START DATASET EXCERPT

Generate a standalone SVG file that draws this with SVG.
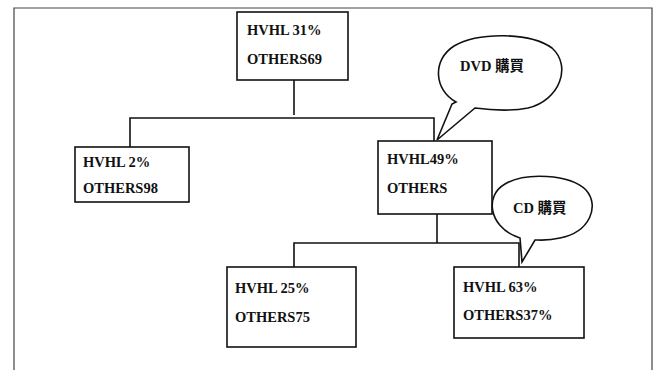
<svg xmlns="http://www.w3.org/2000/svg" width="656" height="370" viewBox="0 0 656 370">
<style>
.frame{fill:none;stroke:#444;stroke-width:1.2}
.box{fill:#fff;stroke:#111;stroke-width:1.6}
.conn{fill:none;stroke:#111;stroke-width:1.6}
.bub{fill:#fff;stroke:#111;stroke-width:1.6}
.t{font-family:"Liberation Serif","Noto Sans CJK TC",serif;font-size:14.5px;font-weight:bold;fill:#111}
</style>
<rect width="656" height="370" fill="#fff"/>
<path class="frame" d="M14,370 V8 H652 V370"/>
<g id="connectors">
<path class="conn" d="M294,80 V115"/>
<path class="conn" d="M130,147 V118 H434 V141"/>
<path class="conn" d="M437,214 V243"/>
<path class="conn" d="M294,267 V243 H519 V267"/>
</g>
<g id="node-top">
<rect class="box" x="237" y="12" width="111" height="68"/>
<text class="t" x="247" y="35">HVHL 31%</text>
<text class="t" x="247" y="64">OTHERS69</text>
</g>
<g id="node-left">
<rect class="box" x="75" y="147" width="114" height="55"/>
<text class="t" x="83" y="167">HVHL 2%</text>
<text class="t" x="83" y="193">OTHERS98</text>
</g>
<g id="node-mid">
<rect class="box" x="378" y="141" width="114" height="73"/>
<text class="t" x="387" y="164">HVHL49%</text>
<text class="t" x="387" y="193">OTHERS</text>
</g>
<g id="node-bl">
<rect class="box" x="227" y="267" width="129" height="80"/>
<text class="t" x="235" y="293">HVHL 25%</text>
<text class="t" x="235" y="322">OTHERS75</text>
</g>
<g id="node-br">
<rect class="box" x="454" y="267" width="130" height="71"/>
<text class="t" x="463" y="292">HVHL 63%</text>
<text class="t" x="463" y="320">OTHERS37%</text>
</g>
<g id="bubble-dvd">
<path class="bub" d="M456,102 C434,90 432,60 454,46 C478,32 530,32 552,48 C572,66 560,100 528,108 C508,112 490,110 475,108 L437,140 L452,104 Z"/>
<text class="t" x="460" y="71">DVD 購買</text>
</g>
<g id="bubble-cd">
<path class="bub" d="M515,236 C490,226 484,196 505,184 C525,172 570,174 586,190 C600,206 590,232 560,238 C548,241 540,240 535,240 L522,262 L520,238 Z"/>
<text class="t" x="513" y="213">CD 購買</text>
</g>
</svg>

END DATASET EXCERPT

- DESCRIPTION OF THE TASK
Working from the lines above, reproduce the material exactly and exclude its pictures.

- THE REPLY
Generate a standalone SVG file that draws this with SVG.
<svg xmlns="http://www.w3.org/2000/svg" width="656" height="370" viewBox="0 0 656 370">
<style>
.frame{fill:none;stroke:#444;stroke-width:1.2}
.box{fill:#fff;stroke:#111;stroke-width:1.6}
.conn{fill:none;stroke:#111;stroke-width:1.6}
.bub{fill:#fff;stroke:#111;stroke-width:1.6}
.t{font-family:"Liberation Serif","Noto Sans CJK TC",serif;font-size:14.5px;font-weight:bold;fill:#111}
</style>
<rect width="656" height="370" fill="#fff"/>
<path class="frame" d="M14,370 V8 H652 V370"/>
<g id="connectors">
<path class="conn" d="M294,80 V115"/>
<path class="conn" d="M130,147 V118 H434 V141"/>
<path class="conn" d="M437,214 V243"/>
<path class="conn" d="M294,267 V243 H519 V267"/>
</g>
<g id="node-top">
<rect class="box" x="237" y="12" width="111" height="68"/>
<text class="t" x="247" y="35">HVHL 31%</text>
<text class="t" x="247" y="64">OTHERS69</text>
</g>
<g id="node-left">
<rect class="box" x="75" y="147" width="114" height="55"/>
<text class="t" x="83" y="167">HVHL 2%</text>
<text class="t" x="83" y="193">OTHERS98</text>
</g>
<g id="node-mid">
<rect class="box" x="378" y="141" width="114" height="73"/>
<text class="t" x="387" y="164">HVHL49%</text>
<text class="t" x="387" y="193">OTHERS</text>
</g>
<g id="node-bl">
<rect class="box" x="227" y="267" width="129" height="80"/>
<text class="t" x="235" y="293">HVHL 25%</text>
<text class="t" x="235" y="322">OTHERS75</text>
</g>
<g id="node-br">
<rect class="box" x="454" y="267" width="130" height="71"/>
<text class="t" x="463" y="292">HVHL 63%</text>
<text class="t" x="463" y="320">OTHERS37%</text>
</g>
<g id="bubble-dvd">
<path class="bub" d="M456,102 C434,90 432,60 454,46 C478,32 530,32 552,48 C572,66 560,100 528,108 C508,112 490,110 475,108 L437,140 L452,104 Z"/>
<text class="t" x="460" y="71">DVD 購買</text>
</g>
<g id="bubble-cd">
<path class="bub" d="M515,236 C490,226 484,196 505,184 C525,172 570,174 586,190 C600,206 590,232 560,238 C548,241 540,240 535,240 L522,262 L520,238 Z"/>
<text class="t" x="513" y="213">CD 購買</text>
</g>
</svg>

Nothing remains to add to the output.